Doubt; the last of the Hindrances

April 16, 2013

A few days ago the phone rang while I was cooking dinner.  A man introduced himself as calling from some web site, and because he was speaking so quickly, I did not catch his name. All I heard was that he wanted to verify details about my credit card. I immediately thought it was a scam, someone trying to trick me into giving just the right information so my card could be stolen. He had enough personal data about me that I didn’t immediately hang up, but rather suspiciously and abruptly said “Who ARE you?” And once again, he said dropping his tone and pace so I could understand him, “Mme, my name is Ray and I am trying to help you.” At which point he recited my full credit card number with all of the correct verifying information, along with my full name, address, and clearly he had my home phone number. He also had my full attention.  Again I said “Where did you get this information and who ARE you?”  I was so suspicious and alarmed that I was having trouble listening. I doubted everything he said about his legitimacy. Again he explained the purpose of his call. It turned out that someone was, indeed, trying to use my credit card to make a $7500 purchase on his web site. Because this was a highly unusual order, he was suspicious and decided to track me down. I still didn’t believe he was the innocent merchant until he finally emailed me the lengthy exchange between him and the supposed customer. Attached to the email was a copy of a hand written purchase order with my forged signature. I didn’t doubt Ray any more. He really was a Good Samaritan looking out for both of us.

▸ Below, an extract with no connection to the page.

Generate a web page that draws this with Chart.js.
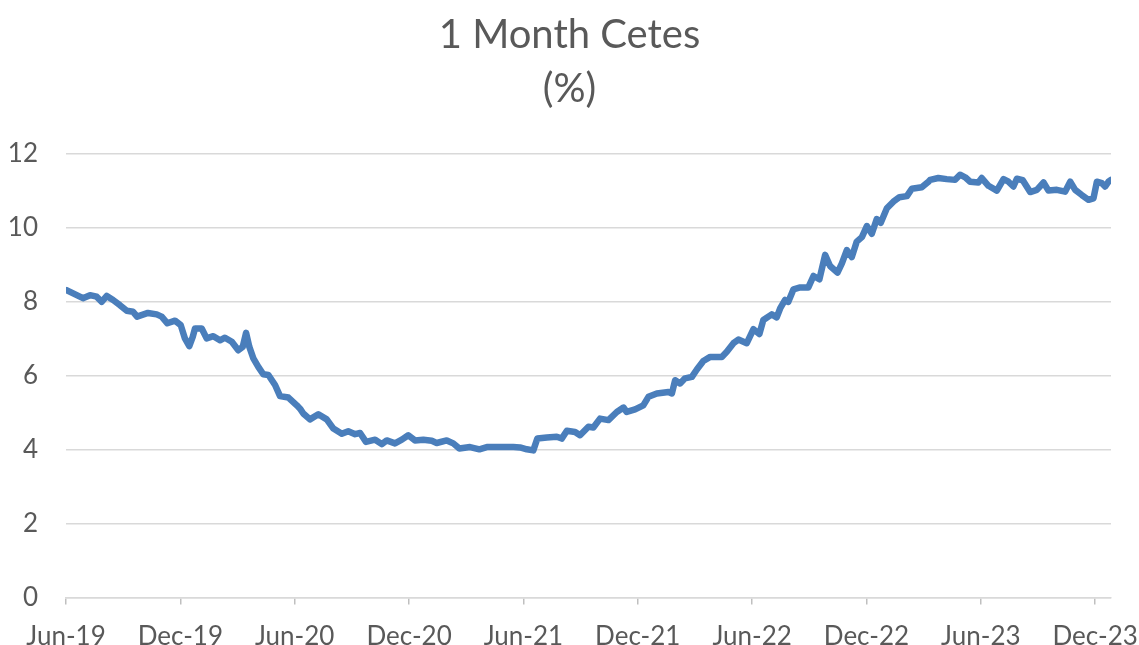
<!DOCTYPE html>
<html>
<head>
<meta charset="utf-8">
<script src="https://cdn.jsdelivr.net/npm/chart.js@4.4.1/dist/chart.umd.min.js"></script>
<style>
  html, body { margin: 0; padding: 0; background: #fff; }
  #wrap { width: 1139px; height: 645px; position: relative; }
</style>
</head>
<body>
<div id="wrap"><canvas id="chart"></canvas></div>
<script>
// x tick labels, one every 6 months starting Jun-19
const tickLabels = ['Jun-19', 'Dec-19', 'Jun-20', 'Dec-20', 'Jun-21', 'Dec-21', 'Jun-22', 'Dec-22', 'Jun-23', 'Dec-23'];

// months elapsed since Jun-2019 for each observation
const months = [
  0, 0.89, 1.26, 1.61, 1.87, 2.14, 2.47, 2.83, 3.19, 3.52, 3.73, 4.30, 4.76, 5.02, 5.32, 5.72,
  6.02, 6.24, 6.47, 6.65, 6.77, 7.12, 7.38, 7.73, 8.08, 8.34, 8.70, 9.04, 9.27, 9.45, 9.62, 9.83,
  10.09, 10.35, 10.62, 10.97, 11.23, 11.67, 12.11, 12.28, 12.45, 12.80, 13.24, 13.68, 14.03, 14.47,
  14.81, 15.17, 15.43, 15.74, 16.22, 16.57, 16.83, 17.26, 17.62, 17.96, 18.31, 18.75, 19.19, 19.45,
  19.98, 20.32, 20.64, 21.20, 21.69, 22.08, 22.78, 23.47, 23.82, 24.18, 24.52, 24.73, 25.23, 25.75,
  26.01, 26.28, 26.71, 26.97, 27.41, 27.67, 28.02, 28.46, 28.90, 29.25, 29.42, 29.86, 30.29, 30.56,
  31.00, 31.61, 31.79, 31.96, 32.22, 32.48, 32.84, 33.10, 33.44, 33.80, 34.41, 34.67, 35.02, 35.28,
  35.72, 36.07, 36.38, 36.59, 37.03, 37.29, 37.47, 37.73, 37.90, 38.17, 38.52, 38.95, 39.22, 39.53,
  39.83, 40.09, 40.48, 40.71, 40.97, 41.23, 41.49, 41.76, 42.02, 42.28, 42.54, 42.75, 43.07, 43.41,
  43.73, 44.12, 44.38, 44.90, 45.25, 45.34, 45.77, 46.21, 46.65, 46.91, 47.18, 47.44, 47.87, 48.05,
  48.40, 48.84, 49.19, 49.45, 49.71, 49.89, 50.20, 50.59, 50.94, 51.29, 51.55, 51.99, 52.42, 52.69,
  52.95, 53.30, 53.65, 53.91, 54.09, 54.35, 54.52, 54.70, 54.83
];

// 1 month Cetes rate, %
const cetes1m = [
  8.32, 8.10, 8.18, 8.14, 8.00, 8.16, 8.05, 7.91, 7.76, 7.73, 7.60, 7.70, 7.66, 7.60, 7.42, 7.49,
  7.37, 7.01, 6.80, 7.05, 7.28, 7.28, 7.01, 7.07, 6.96, 7.03, 6.92, 6.69, 6.78, 7.16, 6.78, 6.47,
  6.24, 6.04, 6.02, 5.75, 5.45, 5.41, 5.20, 5.11, 4.98, 4.82, 4.96, 4.82, 4.57, 4.43,
  4.50, 4.42, 4.45, 4.21, 4.27, 4.15, 4.25, 4.17, 4.27, 4.39, 4.25, 4.27, 4.24, 4.18,
  4.25, 4.17, 4.03, 4.07, 4.01, 4.07, 4.07, 4.07, 4.06, 4.01, 3.98, 4.30, 4.33, 4.35,
  4.30, 4.51, 4.48, 4.39, 4.62, 4.60, 4.84, 4.80, 5.02, 5.14, 5.02, 5.09, 5.20, 5.43,
  5.52, 5.56, 5.52, 5.88, 5.79, 5.93, 5.97, 6.17, 6.40, 6.51, 6.51, 6.65, 6.88, 6.98,
  6.88, 7.26, 7.13, 7.51, 7.66, 7.58, 7.82, 8.05, 8.00, 8.34, 8.39, 8.39, 8.70, 8.61,
  9.27, 8.97, 8.79, 9.04, 9.40, 9.21, 9.63, 9.75, 10.05, 9.84, 10.24, 10.14, 10.53, 10.71,
  10.83, 10.86, 11.06, 11.10, 11.25, 11.30, 11.35, 11.32, 11.30, 11.44, 11.37, 11.25, 11.23, 11.35,
  11.14, 11.01, 11.32, 11.25, 11.12, 11.33, 11.29, 10.97, 11.03, 11.23, 11.01, 11.03, 10.98, 11.25,
  11.03, 10.89, 10.76, 10.80, 11.25, 11.21, 11.12, 11.25, 11.30
];

const yTicks = [0, 2, 4, 6, 8, 10, 12];

const textColor = '#595959';
const fontFamily = 'Lato, "Open Sans", sans-serif';

const points = months.map((m, i) => ({ x: m, y: cetes1m[i] }));

new Chart(document.getElementById('chart'), {
  type: 'line',
  data: {
    datasets: [{
      label: '1 Month Cetes',
      data: points,
      borderColor: '#4a7ebb',
      borderWidth: 6.5,
      pointRadius: 0,
      tension: 0,
      borderJoinStyle: 'round',
      borderCapStyle: 'round',
      fill: false
    }]
  },
  options: {
    responsive: true,
    maintainAspectRatio: false,
    animation: false,
    layout: { padding: { top: 8, right: 0, left: 0, bottom: 0 } },
    plugins: {
      legend: { display: false },
      tooltip: { enabled: false },
      title: {
        display: true,
        text: ['1 Month Cetes', '(%)'],
        color: textColor,
        font: { family: fontFamily, size: 40, weight: 'normal', lineHeight: 54 / 40 },
        padding: { top: 0, bottom: 38 }
      }
    },
    scales: {
      x: {
        type: 'linear',
        min: 0,
        max: months[months.length - 1],
        afterBuildTicks: scale => {
          scale.ticks = tickLabels.map((_, i) => ({ value: i * 6 }));
        },
        // fix the axis box so the plot ends where the reference does
        afterFit: scale => {
          scale.height = 47.5;
          scale.paddingLeft = 0;
          scale.paddingRight = 28;
        },
        ticks: {
          autoSkip: false,
          maxRotation: 0,
          color: textColor,
          font: { family: fontFamily, size: 26, lineHeight: 1 },
          padding: 19,
          callback: v => tickLabels[Math.round(v / 6)]
        },
        grid: {
          drawOnChartArea: false,
          drawTicks: true,
          tickLength: 7,
          color: '#bfbfbf',
          lineWidth: 1.5
        },
        border: { display: true, color: '#d9d9d9', width: 1.5 }
      },
      y: {
        min: 0,
        max: 12,
        afterBuildTicks: scale => {
          scale.ticks = yTicks.map(v => ({ value: v }));
        },
        afterFit: scale => { scale.width = 66; },
        ticks: {
          color: textColor,
          font: { family: fontFamily, size: 26 },
          padding: 28
        },
        grid: { color: '#d9d9d9', lineWidth: 1.5, drawTicks: false },
        border: { display: false }
      }
    }
  }
});
</script>
</body>
</html>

In the Satipatthana Sutta, the Hindrances are part of the fourth Foundation of Mindfulness, Mindfulness of the Dhammas, (dhammas in Pali, dharmas in Sanskrit) defined as the truth of how things are, the patterns and categories of experience, the natural law of conditons. Doubt is the fifth and last of the Hindrances. The Buddha described the mind filled with doubt like a bowl full of dark and muddy water. And overcoming doubt is like crossing a dangerous desert safely. As with the other hindrances, knowing when doubt is present and knowing when doubt is absent is where we begin.
The expression to be “plagued by doubt” describes this hindrance very well. If one is plagued, one may feel confused, stuck, unable to see clearly, indecisive. Phrases like “I can’t do it,” “It won’t work,” “It’s not a good time,” are examples of the doubting mind, one that can be self-defeating and self-sabotaging. In the context of meditation practice, this kind of doubt is a hindrance to concentration, reflection and insight. Outside of meditation, the doubting mind can also be a hindrance to growth, exploration, creativity and appropriate action.

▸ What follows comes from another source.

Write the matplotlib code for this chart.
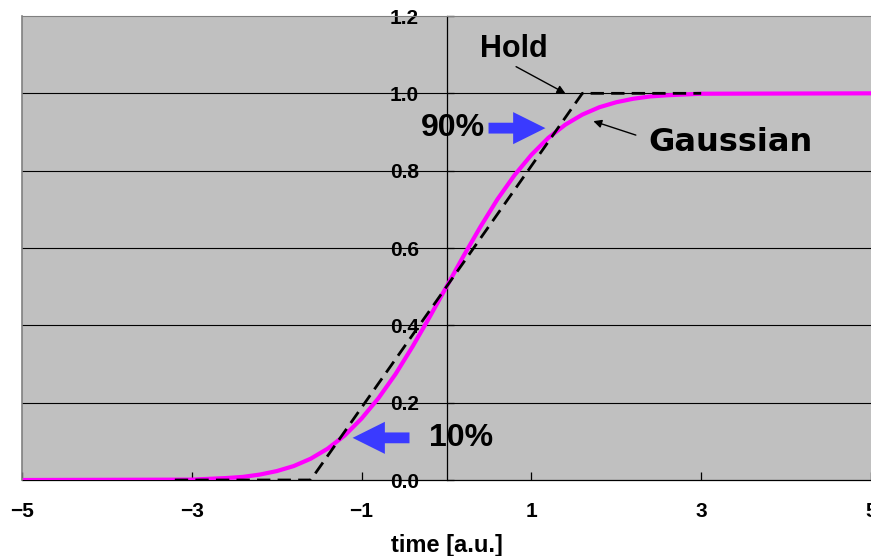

A well-known teaching on another kind of doubt is from the 18thcentury Zen teacher, Hakuin Ekaku. This kind of doubt is not a hindrance, but functions as a significant and necessary doorway to understanding.
“Great Doubt, Great Awakening
Little Doubt, Little Awakening
No Doubt, No Awakening”
The Buddha taught that the antidote to doubt and the skillful way to address doubt is through investigation. Looking into the nature of the doubting mind with interest and curiosity lifts the fog of doubt. As the fog lifts, more light comes in. The lighter it gets, the clearer we see and the doubt is transformed into greater awareness and understanding. With greater awareness and understanding, wisdom grows. With more wisdom, the more skillful our actions become.
Meditation Instructions:
Start with one of the concentration practices that feels most natural to you; simply being with the breath, focusing on the in-breath and the out-breath, reciting phrases, or tuning into the natural ease and peace of the moment.
Once the body and mind are settled, repeat the question “What is it… What is it?” Take your time and observe. I learned this from Martine Batchelor, a former Zen Buddhist nun. She taught that to bring whatever difficulty is present under the bright light of “what is it” focuses the attention so directly that understanding emerges. This is a very simple yet profound practice.

“The emergence and blossoming of understanding, love, and intelligence has nothing to do with any tradition, no matter how ancient or impressive – it has nothing to do with time. It happens on its own when a human being questions, wonders, inquires, listens, and looks without getting stuck in fear, pleasure and pain. When self-concern is quiet, in abeyance, heaven and earth are open.”